_Problem description_: Each line from the start of the entries through the line that contains "(phy) at (955,68.5)" should be output exactly, please.

============

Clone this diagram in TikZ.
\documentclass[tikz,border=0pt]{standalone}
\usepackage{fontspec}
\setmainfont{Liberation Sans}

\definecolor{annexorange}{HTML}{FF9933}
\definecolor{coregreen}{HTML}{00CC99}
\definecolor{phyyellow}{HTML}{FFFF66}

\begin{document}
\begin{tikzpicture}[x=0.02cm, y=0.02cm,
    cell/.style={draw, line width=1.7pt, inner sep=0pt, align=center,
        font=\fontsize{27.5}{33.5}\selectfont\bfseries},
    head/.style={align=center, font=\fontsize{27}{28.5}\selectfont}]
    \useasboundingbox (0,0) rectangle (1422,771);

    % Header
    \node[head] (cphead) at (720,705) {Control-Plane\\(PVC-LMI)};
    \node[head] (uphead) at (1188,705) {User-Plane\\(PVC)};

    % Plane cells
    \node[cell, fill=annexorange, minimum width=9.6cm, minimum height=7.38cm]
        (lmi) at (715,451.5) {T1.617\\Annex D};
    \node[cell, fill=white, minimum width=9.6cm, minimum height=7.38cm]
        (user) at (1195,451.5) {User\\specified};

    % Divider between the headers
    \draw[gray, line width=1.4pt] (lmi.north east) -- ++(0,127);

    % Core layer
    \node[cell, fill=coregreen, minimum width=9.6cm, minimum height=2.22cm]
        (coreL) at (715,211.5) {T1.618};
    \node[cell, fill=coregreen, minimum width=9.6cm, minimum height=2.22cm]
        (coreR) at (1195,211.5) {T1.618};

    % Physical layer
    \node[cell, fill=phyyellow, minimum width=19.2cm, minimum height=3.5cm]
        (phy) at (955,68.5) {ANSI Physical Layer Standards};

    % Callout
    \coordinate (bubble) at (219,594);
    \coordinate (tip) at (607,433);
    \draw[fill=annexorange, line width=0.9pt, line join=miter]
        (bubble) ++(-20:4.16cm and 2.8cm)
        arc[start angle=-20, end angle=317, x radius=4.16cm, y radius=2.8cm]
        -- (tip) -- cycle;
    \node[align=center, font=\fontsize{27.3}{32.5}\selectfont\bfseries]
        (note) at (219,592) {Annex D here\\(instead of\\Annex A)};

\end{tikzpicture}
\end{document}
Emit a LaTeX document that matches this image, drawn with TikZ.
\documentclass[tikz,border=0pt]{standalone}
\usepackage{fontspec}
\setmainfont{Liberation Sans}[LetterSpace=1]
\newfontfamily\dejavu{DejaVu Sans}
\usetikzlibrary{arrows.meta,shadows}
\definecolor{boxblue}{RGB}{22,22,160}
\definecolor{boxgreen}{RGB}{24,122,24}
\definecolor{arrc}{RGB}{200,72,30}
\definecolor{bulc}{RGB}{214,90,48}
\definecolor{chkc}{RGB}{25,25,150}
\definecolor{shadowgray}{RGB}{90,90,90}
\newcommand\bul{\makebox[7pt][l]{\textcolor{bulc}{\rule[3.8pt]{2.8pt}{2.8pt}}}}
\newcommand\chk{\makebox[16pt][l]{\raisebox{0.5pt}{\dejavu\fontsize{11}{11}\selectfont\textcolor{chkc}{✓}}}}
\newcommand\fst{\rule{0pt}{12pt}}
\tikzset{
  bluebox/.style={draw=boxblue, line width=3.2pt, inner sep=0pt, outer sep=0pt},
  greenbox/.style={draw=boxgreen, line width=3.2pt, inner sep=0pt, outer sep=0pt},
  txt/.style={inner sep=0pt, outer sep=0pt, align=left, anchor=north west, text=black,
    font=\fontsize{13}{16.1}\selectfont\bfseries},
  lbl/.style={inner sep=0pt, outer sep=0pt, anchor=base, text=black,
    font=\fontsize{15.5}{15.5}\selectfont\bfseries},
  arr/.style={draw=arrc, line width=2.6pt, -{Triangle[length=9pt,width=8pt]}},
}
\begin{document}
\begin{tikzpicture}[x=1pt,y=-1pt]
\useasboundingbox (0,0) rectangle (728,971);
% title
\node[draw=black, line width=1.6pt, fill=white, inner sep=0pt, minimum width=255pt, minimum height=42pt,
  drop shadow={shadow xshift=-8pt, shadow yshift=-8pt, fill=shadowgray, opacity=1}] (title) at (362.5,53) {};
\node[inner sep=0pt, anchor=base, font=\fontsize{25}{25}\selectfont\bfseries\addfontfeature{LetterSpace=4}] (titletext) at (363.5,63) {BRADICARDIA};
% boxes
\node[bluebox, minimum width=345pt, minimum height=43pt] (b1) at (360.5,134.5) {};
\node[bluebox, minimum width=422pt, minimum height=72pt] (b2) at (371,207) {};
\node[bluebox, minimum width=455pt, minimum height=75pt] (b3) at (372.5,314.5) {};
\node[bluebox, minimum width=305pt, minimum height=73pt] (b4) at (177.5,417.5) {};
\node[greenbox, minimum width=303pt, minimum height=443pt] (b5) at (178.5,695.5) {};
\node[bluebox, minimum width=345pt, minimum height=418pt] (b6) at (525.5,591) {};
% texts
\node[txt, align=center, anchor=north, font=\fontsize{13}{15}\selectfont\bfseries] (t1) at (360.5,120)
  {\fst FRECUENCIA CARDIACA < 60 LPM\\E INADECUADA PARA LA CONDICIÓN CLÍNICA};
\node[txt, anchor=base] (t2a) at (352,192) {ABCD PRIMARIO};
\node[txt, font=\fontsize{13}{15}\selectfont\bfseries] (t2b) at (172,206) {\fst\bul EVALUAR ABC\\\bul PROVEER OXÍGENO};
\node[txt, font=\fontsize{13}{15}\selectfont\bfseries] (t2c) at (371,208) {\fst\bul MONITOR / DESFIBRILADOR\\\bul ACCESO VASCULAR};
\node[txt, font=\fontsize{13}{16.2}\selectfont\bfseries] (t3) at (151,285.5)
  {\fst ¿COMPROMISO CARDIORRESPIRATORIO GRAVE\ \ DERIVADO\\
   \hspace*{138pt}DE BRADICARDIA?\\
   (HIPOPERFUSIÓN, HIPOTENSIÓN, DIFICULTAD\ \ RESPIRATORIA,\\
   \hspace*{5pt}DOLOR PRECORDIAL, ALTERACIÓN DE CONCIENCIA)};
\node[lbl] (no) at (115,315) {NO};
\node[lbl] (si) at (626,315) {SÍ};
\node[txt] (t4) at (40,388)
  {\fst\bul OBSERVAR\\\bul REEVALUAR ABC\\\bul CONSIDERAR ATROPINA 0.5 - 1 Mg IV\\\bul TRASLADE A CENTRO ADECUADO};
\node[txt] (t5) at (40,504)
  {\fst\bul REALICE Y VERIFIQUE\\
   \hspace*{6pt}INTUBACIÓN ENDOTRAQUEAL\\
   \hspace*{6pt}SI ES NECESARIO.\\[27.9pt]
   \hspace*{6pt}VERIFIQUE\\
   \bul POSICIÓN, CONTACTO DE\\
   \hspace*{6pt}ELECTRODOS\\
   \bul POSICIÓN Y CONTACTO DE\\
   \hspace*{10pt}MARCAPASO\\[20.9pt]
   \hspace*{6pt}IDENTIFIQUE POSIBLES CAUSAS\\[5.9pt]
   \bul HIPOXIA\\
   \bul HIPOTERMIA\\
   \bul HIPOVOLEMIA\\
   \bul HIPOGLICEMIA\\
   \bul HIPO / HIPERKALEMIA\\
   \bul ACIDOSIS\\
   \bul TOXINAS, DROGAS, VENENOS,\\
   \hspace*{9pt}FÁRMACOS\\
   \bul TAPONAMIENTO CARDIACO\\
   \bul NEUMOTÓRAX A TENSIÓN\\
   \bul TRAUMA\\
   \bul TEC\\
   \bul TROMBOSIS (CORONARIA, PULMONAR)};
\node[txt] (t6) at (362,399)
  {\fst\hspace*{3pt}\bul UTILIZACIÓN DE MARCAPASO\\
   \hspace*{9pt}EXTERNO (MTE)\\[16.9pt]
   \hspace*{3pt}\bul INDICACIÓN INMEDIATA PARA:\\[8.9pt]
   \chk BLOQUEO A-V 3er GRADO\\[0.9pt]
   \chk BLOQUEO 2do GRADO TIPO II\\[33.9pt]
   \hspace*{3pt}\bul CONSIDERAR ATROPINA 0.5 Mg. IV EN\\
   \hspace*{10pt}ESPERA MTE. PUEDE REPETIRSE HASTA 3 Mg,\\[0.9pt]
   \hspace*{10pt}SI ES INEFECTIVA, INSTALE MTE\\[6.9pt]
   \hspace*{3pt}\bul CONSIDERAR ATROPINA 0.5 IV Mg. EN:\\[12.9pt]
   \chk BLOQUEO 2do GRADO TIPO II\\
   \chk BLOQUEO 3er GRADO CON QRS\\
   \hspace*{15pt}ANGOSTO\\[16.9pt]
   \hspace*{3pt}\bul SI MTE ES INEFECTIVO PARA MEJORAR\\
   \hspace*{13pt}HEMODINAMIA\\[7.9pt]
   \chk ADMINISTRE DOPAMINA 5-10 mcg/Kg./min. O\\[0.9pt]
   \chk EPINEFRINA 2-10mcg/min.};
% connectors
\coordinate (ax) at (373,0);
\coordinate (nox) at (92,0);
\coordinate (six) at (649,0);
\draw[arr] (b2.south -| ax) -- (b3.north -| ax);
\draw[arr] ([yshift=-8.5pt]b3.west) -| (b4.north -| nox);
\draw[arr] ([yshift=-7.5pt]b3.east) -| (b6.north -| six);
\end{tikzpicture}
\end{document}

============

_Complete response_:
Clone this diagram in TikZ.
\documentclass[tikz,border=0pt]{standalone}
\usepackage{fontspec}
\setmainfont{Liberation Sans}

\definecolor{annexorange}{HTML}{FF9933}
\definecolor{coregreen}{HTML}{00CC99}
\definecolor{phyyellow}{HTML}{FFFF66}

\begin{document}
\begin{tikzpicture}[x=0.02cm, y=0.02cm,
    cell/.style={draw, line width=1.7pt, inner sep=0pt, align=center,
        font=\fontsize{27.5}{33.5}\selectfont\bfseries},
    head/.style={align=center, font=\fontsize{27}{28.5}\selectfont}]
    \useasboundingbox (0,0) rectangle (1422,771);

    % Header
    \node[head] (cphead) at (720,705) {Control-Plane\\(PVC-LMI)};
    \node[head] (uphead) at (1188,705) {User-Plane\\(PVC)};

    % Plane cells
    \node[cell, fill=annexorange, minimum width=9.6cm, minimum height=7.38cm]
        (lmi) at (715,451.5) {T1.617\\Annex D};
    \node[cell, fill=white, minimum width=9.6cm, minimum height=7.38cm]
        (user) at (1195,451.5) {User\\specified};

    % Divider between the headers
    \draw[gray, line width=1.4pt] (lmi.north east) -- ++(0,127);

    % Core layer
    \node[cell, fill=coregreen, minimum width=9.6cm, minimum height=2.22cm]
        (coreL) at (715,211.5) {T1.618};
    \node[cell, fill=coregreen, minimum width=9.6cm, minimum height=2.22cm]
        (coreR) at (1195,211.5) {T1.618};

    % Physical layer
    \node[cell, fill=phyyellow, minimum width=19.2cm, minimum height=3.5cm]
        (phy) at (955,68.5) {ANSI Physical Layer Standards};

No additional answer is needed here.